• **What to do**:
Restate the listing that follows word for word, without its pictures.

• **Data excerpt**:
+ + + + + + +

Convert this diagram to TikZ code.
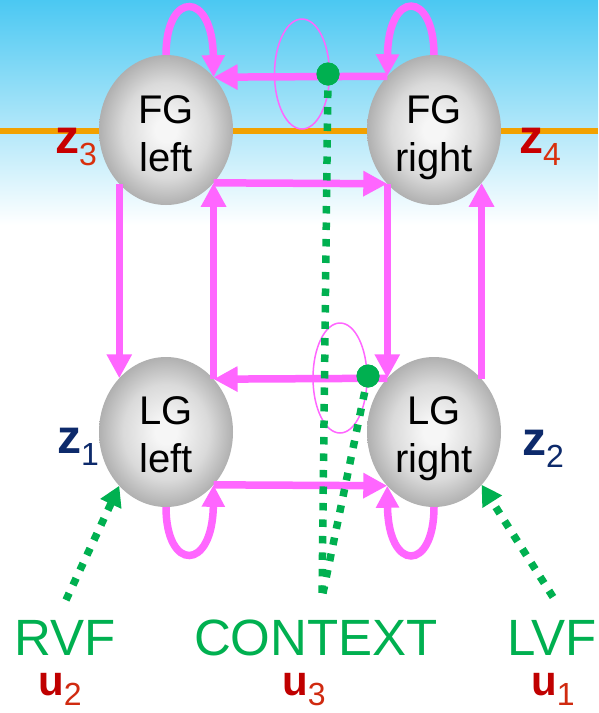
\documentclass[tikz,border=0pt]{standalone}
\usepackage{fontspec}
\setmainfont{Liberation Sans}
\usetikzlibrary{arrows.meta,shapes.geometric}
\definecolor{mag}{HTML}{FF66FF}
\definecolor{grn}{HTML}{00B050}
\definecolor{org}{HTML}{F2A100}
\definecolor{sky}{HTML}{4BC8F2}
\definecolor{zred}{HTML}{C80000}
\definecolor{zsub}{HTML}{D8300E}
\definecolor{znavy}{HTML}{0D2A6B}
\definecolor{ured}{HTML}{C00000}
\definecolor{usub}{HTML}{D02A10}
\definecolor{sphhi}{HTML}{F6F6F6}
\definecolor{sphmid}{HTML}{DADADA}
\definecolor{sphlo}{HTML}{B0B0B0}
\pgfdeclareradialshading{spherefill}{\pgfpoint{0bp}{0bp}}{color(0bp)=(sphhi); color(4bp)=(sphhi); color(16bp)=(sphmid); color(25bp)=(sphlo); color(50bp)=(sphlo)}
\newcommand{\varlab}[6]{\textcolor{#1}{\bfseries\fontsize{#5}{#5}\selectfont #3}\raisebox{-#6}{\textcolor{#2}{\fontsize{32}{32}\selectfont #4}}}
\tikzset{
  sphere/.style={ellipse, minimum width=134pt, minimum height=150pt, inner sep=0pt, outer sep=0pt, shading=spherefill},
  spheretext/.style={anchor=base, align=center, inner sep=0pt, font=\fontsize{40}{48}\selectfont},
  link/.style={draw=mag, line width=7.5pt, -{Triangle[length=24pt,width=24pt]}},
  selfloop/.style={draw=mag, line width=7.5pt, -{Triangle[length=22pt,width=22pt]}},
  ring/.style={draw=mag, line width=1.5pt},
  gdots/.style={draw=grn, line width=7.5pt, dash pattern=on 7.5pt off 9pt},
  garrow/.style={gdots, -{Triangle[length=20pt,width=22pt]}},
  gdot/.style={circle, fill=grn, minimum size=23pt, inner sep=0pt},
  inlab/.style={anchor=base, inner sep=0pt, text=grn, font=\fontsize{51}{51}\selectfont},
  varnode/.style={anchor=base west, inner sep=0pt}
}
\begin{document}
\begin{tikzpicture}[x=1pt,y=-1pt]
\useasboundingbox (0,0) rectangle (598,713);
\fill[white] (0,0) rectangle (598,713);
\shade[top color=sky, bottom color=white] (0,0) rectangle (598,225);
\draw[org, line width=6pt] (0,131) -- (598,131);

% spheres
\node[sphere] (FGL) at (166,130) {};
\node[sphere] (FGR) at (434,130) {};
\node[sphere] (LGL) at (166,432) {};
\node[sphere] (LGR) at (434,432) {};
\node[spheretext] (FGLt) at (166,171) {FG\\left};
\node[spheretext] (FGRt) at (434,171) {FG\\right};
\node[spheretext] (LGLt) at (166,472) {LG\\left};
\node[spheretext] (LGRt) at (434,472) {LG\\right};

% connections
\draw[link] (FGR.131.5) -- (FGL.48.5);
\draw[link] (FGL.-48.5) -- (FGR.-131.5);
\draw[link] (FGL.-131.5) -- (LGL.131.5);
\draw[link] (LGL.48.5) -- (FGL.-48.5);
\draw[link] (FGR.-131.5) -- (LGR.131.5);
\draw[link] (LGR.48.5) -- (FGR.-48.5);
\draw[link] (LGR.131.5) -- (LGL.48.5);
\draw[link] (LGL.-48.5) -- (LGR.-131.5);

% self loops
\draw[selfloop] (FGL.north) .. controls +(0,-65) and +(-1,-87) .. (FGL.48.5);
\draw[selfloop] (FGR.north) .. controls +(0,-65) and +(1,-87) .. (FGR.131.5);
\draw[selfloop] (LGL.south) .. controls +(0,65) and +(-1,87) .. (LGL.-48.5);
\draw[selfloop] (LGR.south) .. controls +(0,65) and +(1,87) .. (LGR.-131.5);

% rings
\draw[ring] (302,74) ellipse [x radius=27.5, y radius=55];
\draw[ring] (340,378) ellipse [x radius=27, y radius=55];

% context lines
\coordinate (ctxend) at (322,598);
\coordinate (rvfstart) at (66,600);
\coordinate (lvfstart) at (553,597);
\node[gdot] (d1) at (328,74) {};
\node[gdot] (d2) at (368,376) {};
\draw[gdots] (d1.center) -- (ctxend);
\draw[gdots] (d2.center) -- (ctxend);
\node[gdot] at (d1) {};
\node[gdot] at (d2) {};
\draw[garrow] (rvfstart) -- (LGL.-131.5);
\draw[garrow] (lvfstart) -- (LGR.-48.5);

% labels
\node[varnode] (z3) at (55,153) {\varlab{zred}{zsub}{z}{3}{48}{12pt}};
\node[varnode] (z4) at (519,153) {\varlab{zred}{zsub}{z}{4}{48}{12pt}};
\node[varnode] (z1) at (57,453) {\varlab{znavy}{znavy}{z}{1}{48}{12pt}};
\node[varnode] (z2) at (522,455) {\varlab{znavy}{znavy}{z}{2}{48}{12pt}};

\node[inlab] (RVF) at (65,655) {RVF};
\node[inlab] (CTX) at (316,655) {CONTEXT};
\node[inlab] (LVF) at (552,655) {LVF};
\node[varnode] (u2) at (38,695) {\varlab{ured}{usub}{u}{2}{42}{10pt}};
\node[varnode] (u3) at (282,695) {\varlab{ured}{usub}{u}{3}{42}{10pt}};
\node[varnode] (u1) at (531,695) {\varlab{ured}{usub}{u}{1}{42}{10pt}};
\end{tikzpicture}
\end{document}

+ + + + + + +

• **Task response**:
Convert this diagram to TikZ code.
\documentclass[tikz,border=0pt]{standalone}
\usepackage{fontspec}
\setmainfont{Liberation Sans}
\usetikzlibrary{arrows.meta,shapes.geometric}
\definecolor{mag}{HTML}{FF66FF}
\definecolor{grn}{HTML}{00B050}
\definecolor{org}{HTML}{F2A100}
\definecolor{sky}{HTML}{4BC8F2}
\definecolor{zred}{HTML}{C80000}
\definecolor{zsub}{HTML}{D8300E}
\definecolor{znavy}{HTML}{0D2A6B}
\definecolor{ured}{HTML}{C00000}
\definecolor{usub}{HTML}{D02A10}
\definecolor{sphhi}{HTML}{F6F6F6}
\definecolor{sphmid}{HTML}{DADADA}
\definecolor{sphlo}{HTML}{B0B0B0}
\pgfdeclareradialshading{spherefill}{\pgfpoint{0bp}{0bp}}{color(0bp)=(sphhi); color(4bp)=(sphhi); color(16bp)=(sphmid); color(25bp)=(sphlo); color(50bp)=(sphlo)}
\newcommand{\varlab}[6]{\textcolor{#1}{\bfseries\fontsize{#5}{#5}\selectfont #3}\raisebox{-#6}{\textcolor{#2}{\fontsize{32}{32}\selectfont #4}}}
\tikzset{
  sphere/.style={ellipse, minimum width=134pt, minimum height=150pt, inner sep=0pt, outer sep=0pt, shading=spherefill},
  spheretext/.style={anchor=base, align=center, inner sep=0pt, font=\fontsize{40}{48}\selectfont},
  link/.style={draw=mag, line width=7.5pt, -{Triangle[length=24pt,width=24pt]}},
  selfloop/.style={draw=mag, line width=7.5pt, -{Triangle[length=22pt,width=22pt]}},
  ring/.style={draw=mag, line width=1.5pt},
  gdots/.style={draw=grn, line width=7.5pt, dash pattern=on 7.5pt off 9pt},
  garrow/.style={gdots, -{Triangle[length=20pt,width=22pt]}},
  gdot/.style={circle, fill=grn, minimum size=23pt, inner sep=0pt},
  inlab/.style={anchor=base, inner sep=0pt, text=grn, font=\fontsize{51}{51}\selectfont},
  varnode/.style={anchor=base west, inner sep=0pt}
}
\begin{document}
\begin{tikzpicture}[x=1pt,y=-1pt]
\useasboundingbox (0,0) rectangle (598,713);
\fill[white] (0,0) rectangle (598,713);
\shade[top color=sky, bottom color=white] (0,0) rectangle (598,225);
\draw[org, line width=6pt] (0,131) -- (598,131);

% spheres
\node[sphere] (FGL) at (166,130) {};
\node[sphere] (FGR) at (434,130) {};
\node[sphere] (LGL) at (166,432) {};
\node[sphere] (LGR) at (434,432) {};
\node[spheretext] (FGLt) at (166,171) {FG\\left};
\node[spheretext] (FGRt) at (434,171) {FG\\right};
\node[spheretext] (LGLt) at (166,472) {LG\\left};
\node[spheretext] (LGRt) at (434,472) {LG\\right};

% connections
\draw[link] (FGR.131.5) -- (FGL.48.5);
\draw[link] (FGL.-48.5) -- (FGR.-131.5);
\draw[link] (FGL.-131.5) -- (LGL.131.5);
\draw[link] (LGL.48.5) -- (FGL.-48.5);
\draw[link] (FGR.-131.5) -- (LGR.131.5);
\draw[link] (LGR.48.5) -- (FGR.-48.5);
\draw[link] (LGR.131.5) -- (LGL.48.5);
\draw[link] (LGL.-48.5) -- (LGR.-131.5);

% self loops
\draw[selfloop] (FGL.north) .. controls +(0,-65) and +(-1,-87) .. (FGL.48.5);
\draw[selfloop] (FGR.north) .. controls +(0,-65) and +(1,-87) .. (FGR.131.5);
\draw[selfloop] (LGL.south) .. controls +(0,65) and +(-1,87) .. (LGL.-48.5);
\draw[selfloop] (LGR.south) .. controls +(0,65) and +(1,87) .. (LGR.-131.5);

% rings
\draw[ring] (302,74) ellipse [x radius=27.5, y radius=55];
\draw[ring] (340,378) ellipse [x radius=27, y radius=55];

% context lines
\coordinate (ctxend) at (322,598);
\coordinate (rvfstart) at (66,600);
\coordinate (lvfstart) at (553,597);
\node[gdot] (d1) at (328,74) {};
\node[gdot] (d2) at (368,376) {};
\draw[gdots] (d1.center) -- (ctxend);
\draw[gdots] (d2.center) -- (ctxend);
\node[gdot] at (d1) {};
\node[gdot] at (d2) {};
\draw[garrow] (rvfstart) -- (LGL.-131.5);
\draw[garrow] (lvfstart) -- (LGR.-48.5);

% labels
\node[varnode] (z3) at (55,153) {\varlab{zred}{zsub}{z}{3}{48}{12pt}};
\node[varnode] (z4) at (519,153) {\varlab{zred}{zsub}{z}{4}{48}{12pt}};
\node[varnode] (z1) at (57,453) {\varlab{znavy}{znavy}{z}{1}{48}{12pt}};
\node[varnode] (z2) at (522,455) {\varlab{znavy}{znavy}{z}{2}{48}{12pt}};

\node[inlab] (RVF) at (65,655) {RVF};
\node[inlab] (CTX) at (316,655) {CONTEXT};
\node[inlab] (LVF) at (552,655) {LVF};
\node[varnode] (u2) at (38,695) {\varlab{ured}{usub}{u}{2}{42}{10pt}};
\node[varnode] (u3) at (282,695) {\varlab{ured}{usub}{u}{3}{42}{10pt}};
\node[varnode] (u1) at (531,695) {\varlab{ured}{usub}{u}{1}{42}{10pt}};
\end{tikzpicture}
\end{document}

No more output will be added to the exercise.